▸ SUPPLIED MATERIAL
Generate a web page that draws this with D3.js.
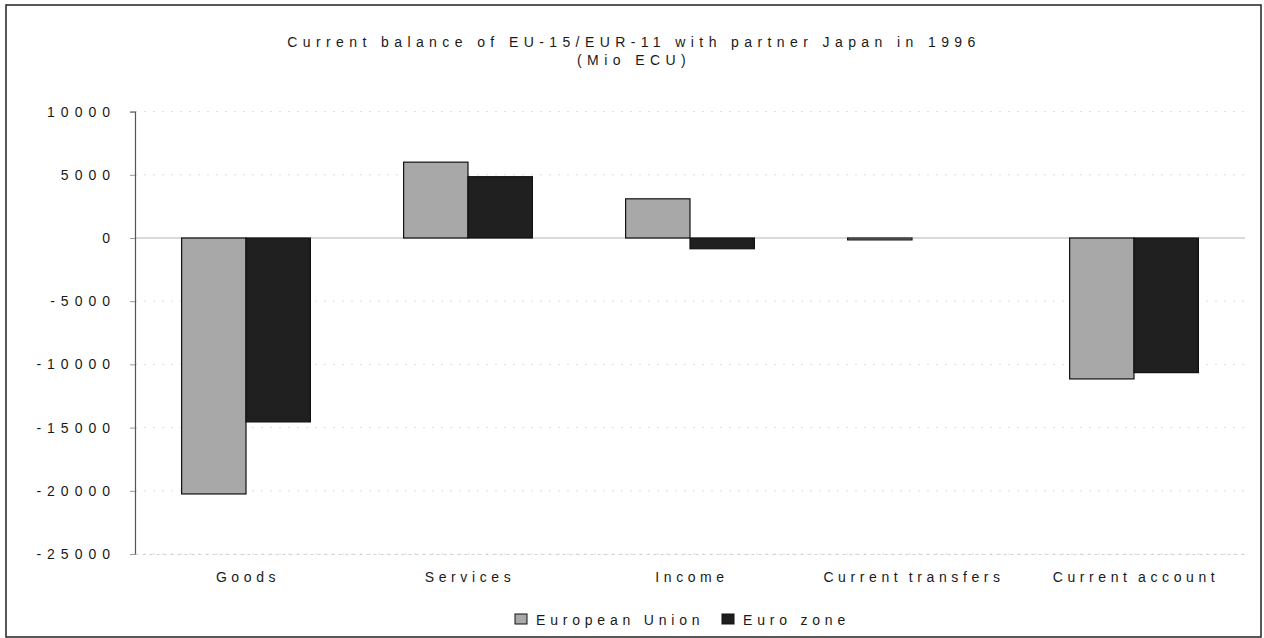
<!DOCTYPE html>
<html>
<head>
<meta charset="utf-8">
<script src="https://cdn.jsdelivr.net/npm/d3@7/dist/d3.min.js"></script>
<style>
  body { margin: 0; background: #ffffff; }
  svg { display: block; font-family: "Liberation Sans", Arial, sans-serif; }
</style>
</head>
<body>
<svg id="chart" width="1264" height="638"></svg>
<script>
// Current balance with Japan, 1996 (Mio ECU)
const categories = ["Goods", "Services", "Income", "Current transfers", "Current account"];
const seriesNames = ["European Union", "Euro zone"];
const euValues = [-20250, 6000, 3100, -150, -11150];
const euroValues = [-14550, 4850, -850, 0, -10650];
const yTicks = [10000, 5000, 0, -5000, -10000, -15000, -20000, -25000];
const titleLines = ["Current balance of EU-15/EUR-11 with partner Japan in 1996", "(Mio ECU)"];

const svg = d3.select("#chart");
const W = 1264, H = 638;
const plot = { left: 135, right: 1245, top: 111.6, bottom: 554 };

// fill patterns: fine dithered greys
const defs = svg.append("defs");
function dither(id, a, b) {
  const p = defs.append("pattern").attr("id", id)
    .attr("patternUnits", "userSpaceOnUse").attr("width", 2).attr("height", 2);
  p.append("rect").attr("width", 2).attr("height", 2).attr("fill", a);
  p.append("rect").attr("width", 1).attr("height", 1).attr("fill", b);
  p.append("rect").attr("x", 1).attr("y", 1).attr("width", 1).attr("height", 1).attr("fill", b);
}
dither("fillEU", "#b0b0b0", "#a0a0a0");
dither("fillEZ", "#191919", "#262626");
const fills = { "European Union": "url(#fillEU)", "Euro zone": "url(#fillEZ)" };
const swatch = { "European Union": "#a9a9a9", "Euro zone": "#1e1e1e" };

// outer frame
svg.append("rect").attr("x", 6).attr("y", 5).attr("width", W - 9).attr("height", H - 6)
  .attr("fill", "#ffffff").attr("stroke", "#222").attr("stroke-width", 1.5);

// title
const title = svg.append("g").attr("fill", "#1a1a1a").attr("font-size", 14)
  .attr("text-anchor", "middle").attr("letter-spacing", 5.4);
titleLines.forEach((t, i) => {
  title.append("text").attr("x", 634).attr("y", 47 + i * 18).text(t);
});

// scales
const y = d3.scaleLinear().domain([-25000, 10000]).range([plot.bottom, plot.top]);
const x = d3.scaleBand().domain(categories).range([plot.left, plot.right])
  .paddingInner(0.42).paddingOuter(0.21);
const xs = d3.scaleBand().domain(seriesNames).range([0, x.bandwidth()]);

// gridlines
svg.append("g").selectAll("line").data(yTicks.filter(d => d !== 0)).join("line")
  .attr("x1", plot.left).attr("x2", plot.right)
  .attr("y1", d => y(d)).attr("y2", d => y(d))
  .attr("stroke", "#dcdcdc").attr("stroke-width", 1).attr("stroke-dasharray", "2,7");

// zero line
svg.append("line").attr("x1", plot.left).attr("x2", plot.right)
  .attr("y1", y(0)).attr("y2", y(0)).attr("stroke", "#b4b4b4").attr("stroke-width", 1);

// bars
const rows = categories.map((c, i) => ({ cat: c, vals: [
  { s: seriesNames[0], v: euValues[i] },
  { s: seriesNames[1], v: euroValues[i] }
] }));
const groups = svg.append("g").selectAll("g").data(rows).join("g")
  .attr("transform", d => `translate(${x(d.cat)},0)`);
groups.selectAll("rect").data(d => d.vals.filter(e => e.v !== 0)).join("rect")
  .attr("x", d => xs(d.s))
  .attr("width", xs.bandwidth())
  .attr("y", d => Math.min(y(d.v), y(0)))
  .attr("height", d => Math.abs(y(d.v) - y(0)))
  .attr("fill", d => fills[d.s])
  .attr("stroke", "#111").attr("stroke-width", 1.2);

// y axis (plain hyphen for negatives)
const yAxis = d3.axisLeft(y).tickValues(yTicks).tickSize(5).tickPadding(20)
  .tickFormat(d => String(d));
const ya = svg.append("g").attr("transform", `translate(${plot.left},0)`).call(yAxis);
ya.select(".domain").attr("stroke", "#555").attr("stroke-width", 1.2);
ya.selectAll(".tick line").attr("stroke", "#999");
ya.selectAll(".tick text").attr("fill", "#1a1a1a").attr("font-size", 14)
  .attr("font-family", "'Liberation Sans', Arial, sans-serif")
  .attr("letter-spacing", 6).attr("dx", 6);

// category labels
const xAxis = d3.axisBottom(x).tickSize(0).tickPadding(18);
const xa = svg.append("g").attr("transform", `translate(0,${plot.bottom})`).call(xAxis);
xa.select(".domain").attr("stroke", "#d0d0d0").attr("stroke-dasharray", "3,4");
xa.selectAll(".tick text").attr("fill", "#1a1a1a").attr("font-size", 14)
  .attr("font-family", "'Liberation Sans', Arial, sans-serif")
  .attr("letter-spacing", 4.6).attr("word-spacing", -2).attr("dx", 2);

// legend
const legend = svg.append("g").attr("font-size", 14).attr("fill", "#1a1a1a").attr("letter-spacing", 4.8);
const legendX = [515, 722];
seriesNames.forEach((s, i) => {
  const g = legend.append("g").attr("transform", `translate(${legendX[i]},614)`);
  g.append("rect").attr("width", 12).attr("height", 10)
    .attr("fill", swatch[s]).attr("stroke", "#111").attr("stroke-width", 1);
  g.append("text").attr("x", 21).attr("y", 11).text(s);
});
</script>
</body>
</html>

▸ TASK DETAILS
Send back the data above word for word, with the pictures left out.

▸ RESPONSE TO THE EXERCISE
Generate a web page that draws this with D3.js.
<!DOCTYPE html>
<html>
<head>
<meta charset="utf-8">
<script src="https://cdn.jsdelivr.net/npm/d3@7/dist/d3.min.js"></script>
<style>
  body { margin: 0; background: #ffffff; }
  svg { display: block; font-family: "Liberation Sans", Arial, sans-serif; }
</style>
</head>
<body>
<svg id="chart" width="1264" height="638"></svg>
<script>
// Current balance with Japan, 1996 (Mio ECU)
const categories = ["Goods", "Services", "Income", "Current transfers", "Current account"];
const seriesNames = ["European Union", "Euro zone"];
const euValues = [-20250, 6000, 3100, -150, -11150];
const euroValues = [-14550, 4850, -850, 0, -10650];
const yTicks = [10000, 5000, 0, -5000, -10000, -15000, -20000, -25000];
const titleLines = ["Current balance of EU-15/EUR-11 with partner Japan in 1996", "(Mio ECU)"];

const svg = d3.select("#chart");
const W = 1264, H = 638;
const plot = { left: 135, right: 1245, top: 111.6, bottom: 554 };

// fill patterns: fine dithered greys
const defs = svg.append("defs");
function dither(id, a, b) {
  const p = defs.append("pattern").attr("id", id)
    .attr("patternUnits", "userSpaceOnUse").attr("width", 2).attr("height", 2);
  p.append("rect").attr("width", 2).attr("height", 2).attr("fill", a);
  p.append("rect").attr("width", 1).attr("height", 1).attr("fill", b);
  p.append("rect").attr("x", 1).attr("y", 1).attr("width", 1).attr("height", 1).attr("fill", b);
}
dither("fillEU", "#b0b0b0", "#a0a0a0");
dither("fillEZ", "#191919", "#262626");
const fills = { "European Union": "url(#fillEU)", "Euro zone": "url(#fillEZ)" };
const swatch = { "European Union": "#a9a9a9", "Euro zone": "#1e1e1e" };

// outer frame
svg.append("rect").attr("x", 6).attr("y", 5).attr("width", W - 9).attr("height", H - 6)
  .attr("fill", "#ffffff").attr("stroke", "#222").attr("stroke-width", 1.5);

// title
const title = svg.append("g").attr("fill", "#1a1a1a").attr("font-size", 14)
  .attr("text-anchor", "middle").attr("letter-spacing", 5.4);
titleLines.forEach((t, i) => {
  title.append("text").attr("x", 634).attr("y", 47 + i * 18).text(t);
});

// scales
const y = d3.scaleLinear().domain([-25000, 10000]).range([plot.bottom, plot.top]);
const x = d3.scaleBand().domain(categories).range([plot.left, plot.right])
  .paddingInner(0.42).paddingOuter(0.21);
const xs = d3.scaleBand().domain(seriesNames).range([0, x.bandwidth()]);

// gridlines
svg.append("g").selectAll("line").data(yTicks.filter(d => d !== 0)).join("line")
  .attr("x1", plot.left).attr("x2", plot.right)
  .attr("y1", d => y(d)).attr("y2", d => y(d))
  .attr("stroke", "#dcdcdc").attr("stroke-width", 1).attr("stroke-dasharray", "2,7");

// zero line
svg.append("line").attr("x1", plot.left).attr("x2", plot.right)
  .attr("y1", y(0)).attr("y2", y(0)).attr("stroke", "#b4b4b4").attr("stroke-width", 1);

// bars
const rows = categories.map((c, i) => ({ cat: c, vals: [
  { s: seriesNames[0], v: euValues[i] },
  { s: seriesNames[1], v: euroValues[i] }
] }));
const groups = svg.append("g").selectAll("g").data(rows).join("g")
  .attr("transform", d => `translate(${x(d.cat)},0)`);
groups.selectAll("rect").data(d => d.vals.filter(e => e.v !== 0)).join("rect")
  .attr("x", d => xs(d.s))
  .attr("width", xs.bandwidth())
  .attr("y", d => Math.min(y(d.v), y(0)))
  .attr("height", d => Math.abs(y(d.v) - y(0)))
  .attr("fill", d => fills[d.s])
  .attr("stroke", "#111").attr("stroke-width", 1.2);

// y axis (plain hyphen for negatives)
const yAxis = d3.axisLeft(y).tickValues(yTicks).tickSize(5).tickPadding(20)
  .tickFormat(d => String(d));
const ya = svg.append("g").attr("transform", `translate(${plot.left},0)`).call(yAxis);
ya.select(".domain").attr("stroke", "#555").attr("stroke-width", 1.2);
ya.selectAll(".tick line").attr("stroke", "#999");
ya.selectAll(".tick text").attr("fill", "#1a1a1a").attr("font-size", 14)
  .attr("font-family", "'Liberation Sans', Arial, sans-serif")
  .attr("letter-spacing", 6).attr("dx", 6);

// category labels
const xAxis = d3.axisBottom(x).tickSize(0).tickPadding(18);
const xa = svg.append("g").attr("transform", `translate(0,${plot.bottom})`).call(xAxis);
xa.select(".domain").attr("stroke", "#d0d0d0").attr("stroke-dasharray", "3,4");
xa.selectAll(".tick text").attr("fill", "#1a1a1a").attr("font-size", 14)
  .attr("font-family", "'Liberation Sans', Arial, sans-serif")
  .attr("letter-spacing", 4.6).attr("word-spacing", -2).attr("dx", 2);

// legend
const legend = svg.append("g").attr("font-size", 14).attr("fill", "#1a1a1a").attr("letter-spacing", 4.8);
const legendX = [515, 722];
seriesNames.forEach((s, i) => {
  const g = legend.append("g").attr("transform", `translate(${legendX[i]},614)`);
  g.append("rect").attr("width", 12).attr("height", 10)
    .attr("fill", swatch[s]).attr("stroke", "#111").attr("stroke-width", 1);
  g.append("text").attr("x", 21).attr("y", 11).text(s);
});
</script>
</body>
</html>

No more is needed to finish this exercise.